GENEVA (Reuters) – Azerbaijan said on Wednesday that two humanitarian aid convoys for the ethnic Armenian Nagorno-Karabakh enclave could set off “within hours” – one from Armenia, and one from its own territory – if a road from the Azerbaijani side is unblocked.
Internationally recognised as part of Azerbaijan but run by ethnic Armenian authorities, Karabakh is at the centre of a rancorous stand-off, with Azerbaijan restricting movement along the only road to it from Armenia to thwart what it says is arms smuggling. Yerevan says that has caused acute food shortages.
Baku said last week it would be ready to allow Red Cross aid from Armenia into Karabakh if Red Crescent aid from Azerbaijan was let in at the same time.
Speaking on the sidelines of the U.N. Human Rights Council in Geneva, Foreign Minister Jeyhun Bayramov said that Azerbaijan was ready for such humanitarian convoys to be conducted “on a regular basis” and had authorised the International Committee of the Red Cross (ICRC) to make such deliveries.
“(The) ICRC is ready to organise two parallel convoys within several hours,” Bayramov said. “The green light from the Azerbaijani government exists.”
Bayramov said that ethnic Armenians needed to unblock the road between Aghdam and Karabakh, but that it was unclear when that might happen.
“It may be within the next several hours, within the next several days,” he said.
Bayramov’s comments come a day after a Russian Red Cross truck carrying blankets, toiletries and food parcels crossed from the Azerbaijani side into Karabakh, the first time in 35 years that the breakaway area had allowed such access.

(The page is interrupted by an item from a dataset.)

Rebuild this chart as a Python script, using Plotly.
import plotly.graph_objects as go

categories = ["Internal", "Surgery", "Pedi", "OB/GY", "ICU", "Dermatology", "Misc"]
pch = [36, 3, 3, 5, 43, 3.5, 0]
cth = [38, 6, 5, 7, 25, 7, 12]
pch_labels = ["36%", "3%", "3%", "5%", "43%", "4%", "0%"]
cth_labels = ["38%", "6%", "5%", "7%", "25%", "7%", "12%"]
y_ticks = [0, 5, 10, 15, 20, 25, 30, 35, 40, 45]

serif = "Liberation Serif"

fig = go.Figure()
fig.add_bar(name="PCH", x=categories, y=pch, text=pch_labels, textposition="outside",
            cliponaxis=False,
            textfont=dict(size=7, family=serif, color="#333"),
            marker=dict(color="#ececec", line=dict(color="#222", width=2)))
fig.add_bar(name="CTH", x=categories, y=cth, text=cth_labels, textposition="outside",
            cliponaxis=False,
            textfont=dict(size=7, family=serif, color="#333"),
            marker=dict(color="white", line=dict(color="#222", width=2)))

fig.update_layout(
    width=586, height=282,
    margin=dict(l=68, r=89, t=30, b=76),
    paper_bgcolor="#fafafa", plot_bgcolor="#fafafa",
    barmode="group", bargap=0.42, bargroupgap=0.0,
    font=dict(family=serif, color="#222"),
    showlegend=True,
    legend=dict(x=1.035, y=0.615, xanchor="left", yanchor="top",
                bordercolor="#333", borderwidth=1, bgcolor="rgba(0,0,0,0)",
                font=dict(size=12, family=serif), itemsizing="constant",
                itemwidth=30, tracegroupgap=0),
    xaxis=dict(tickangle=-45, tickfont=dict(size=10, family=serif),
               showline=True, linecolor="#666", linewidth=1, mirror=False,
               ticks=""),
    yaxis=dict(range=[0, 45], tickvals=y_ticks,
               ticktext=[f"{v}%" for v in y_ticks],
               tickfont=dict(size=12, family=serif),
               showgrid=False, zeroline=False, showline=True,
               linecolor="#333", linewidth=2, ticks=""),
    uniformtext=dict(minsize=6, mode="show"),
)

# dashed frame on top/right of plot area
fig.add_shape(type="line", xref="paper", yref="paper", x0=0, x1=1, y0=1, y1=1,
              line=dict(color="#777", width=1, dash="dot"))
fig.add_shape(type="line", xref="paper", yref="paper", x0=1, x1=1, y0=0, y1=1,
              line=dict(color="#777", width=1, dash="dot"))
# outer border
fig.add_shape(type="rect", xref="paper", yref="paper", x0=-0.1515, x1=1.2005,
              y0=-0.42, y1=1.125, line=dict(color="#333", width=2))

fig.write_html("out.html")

The delivery brought some relief to Karabakh residents who have been cut off from fresh supplies for nine months since a de facto Azerbaijani blockade of the “Lachin corridor” access road from Armenia, known as “the road of life” by Karabakh Armenians.
Baku denies imposing a blockade, saying it has allowed the Red Cross to evacuate people to Armenia for medical treatment via the corridor and that, according to its own information, there is no shortage of basic food staples.
Armenia says Baku’s actions have however caused acute shortages of food, medicine and other essentials.